My preference is to describe the ancient cultures as warrior cultures, which differs from Professor Vandiver’s emphasis. She describes the ancient Greek culture as a shame culture, where your worth is determined by what your fellow warriors thought of you, as opposed to a more modern introspective culture, where the character of the individual is determined by his internal virtue, according to a universal or divine standard of right and wrong.[2] This is best expressed by Hector in Book 6 of the Iliad, when his wife Andromache begs Prince Hector not to return to battle, for he is now not merely her husband, but also her mother, her father, her brother, for they have all sacrificed their lives for the defense of Troy, and only he, Hector, is left:
Hector answers,
“I would die of shame to face the men of Troy
and the Trojan women trailing in their long robes
if I would shrink from battle now, a coward.

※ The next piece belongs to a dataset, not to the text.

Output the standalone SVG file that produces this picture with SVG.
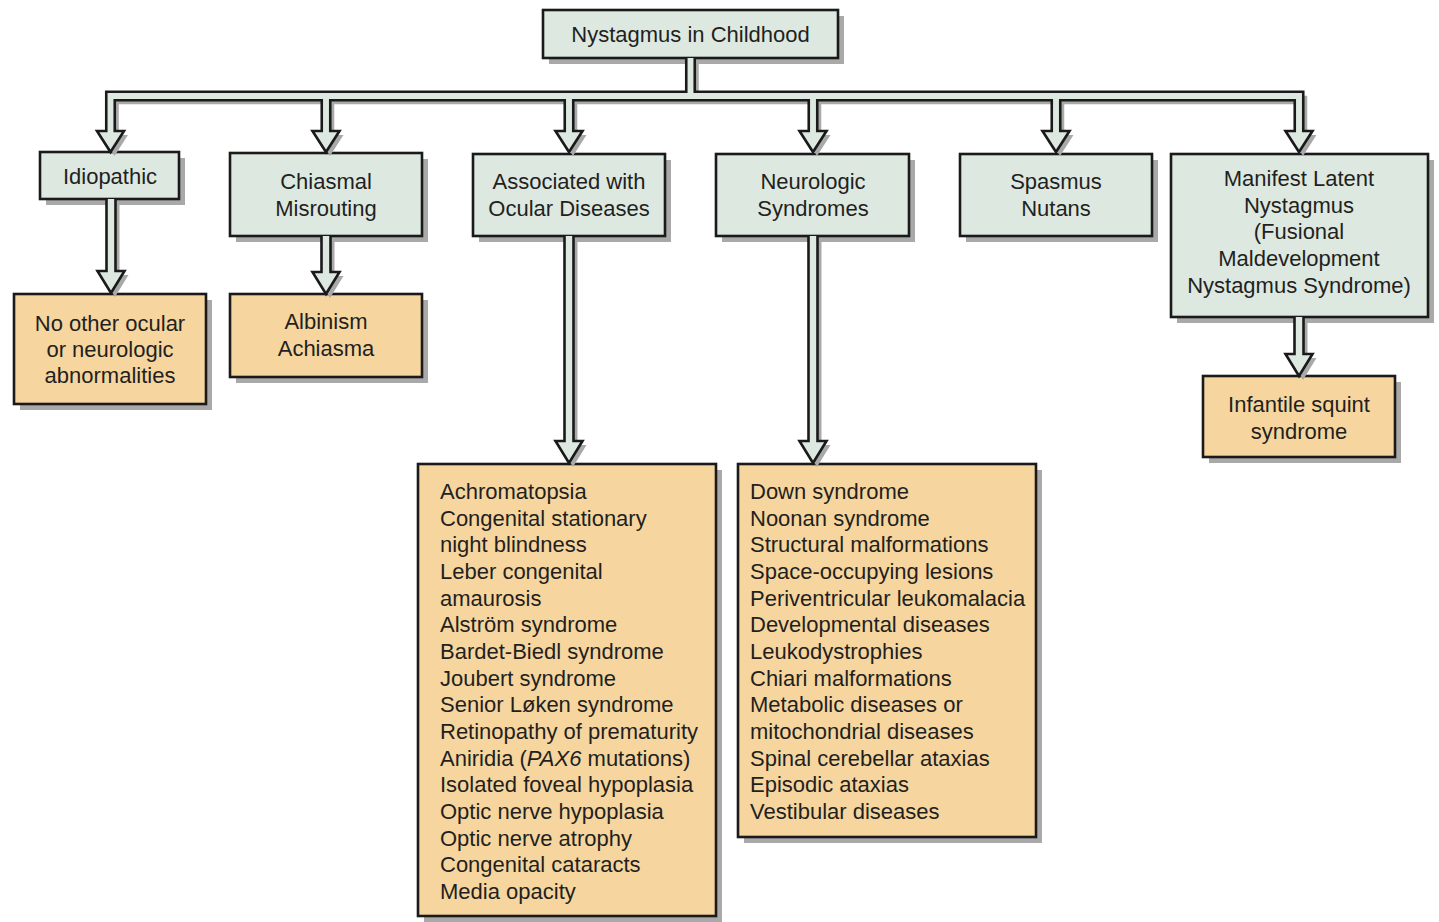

Nor does my spirit urge me on that way,
I’ve learned it too well, to stand up bravely,
always to fight in the front ranks of Trojan soldiers,
winning my father great glory, glory for myself.
For in my mind I know this well:
the day will come when sacred Troy must die.”
Hector fears the worst will come,
Hector fears that when the walls of Troy will tumble,
then his precious Andromache will be carried away enslaved,
when he fearfully tells his wife and queen:
“There is nothing, nothing beside your agony
when some brazen Argive hales you off in tears,
wrenching away your day of light and freedom!
Then far off in the land of Argos you must live,
laboring at a loom, at another woman’s beck and call.”[3]
IMHO, Ms. Vandiver’s lectures seem to infer that where our modern culture centers around an introspective internal virtue while the ancient Greek culture centers around a fear of public shame is somewhat misleading, the tension between these extremes exists both in the ancient culture and in our modern culture. You could successfully argue that Clint Eastwood and many western and war movies definitely celebrate a warrior culture that avoids shame, especially when the good guy says little and standing staring fearless. Who can forget Dirty Harry,
“We’ve got you surrounded, punks.”
“Who is we, copper?”
“Me, Smith and Wesson.”
You can also argue that this tension between a shame culture and an internal virtue culture mirrors then tension between men and women, between masculine and feminine virtues. A really good example of this tension comes from a truly wonderful book, Love and Respect, that discusses how to improve your marriage, using Ephesians 5 as your guide, where St Paul exhorts for “wives to be subject to their husbands as to the Lord,” and for “husbands to love their wives as Christ loved the church.” The subtitles wonderfully summarize the book, “The love she most desires, the respect he desperately needs.” (We will explore Ephesians in a later essay.)[4]
You can also see this tension in Elizabeth Vandiver’s discussion on how Achilles questions the very core values of his Greek warrior culture as he withdraws from battle.
Iliad Blog 2 http://www.seekingvirtueandwisdom.com/iliad_blog02/
[1] Professor Elizabeth Vandiver has a wonderful poetic sense, she quotes Longfellow to give us a sense of the rhythm of dactylic hexameter, and she quotes sections of modern poems that compare to the Iliad.
[2] Elizabeth Vandiver, “The Iliad of Homer,” lectures recorded by The Great Courses, (www.thegreatcourses.com, 1999), lectures 2-3, quotations are from the study guide.
[3] Homer, “The Iliad,” translated by Robert Fagles (New York: Penguin Books, 1990), Book 6, 210-211.
[4] Emerson Eggerichs, “Love and Respect,” (Thomas Nelson publishers, 2004).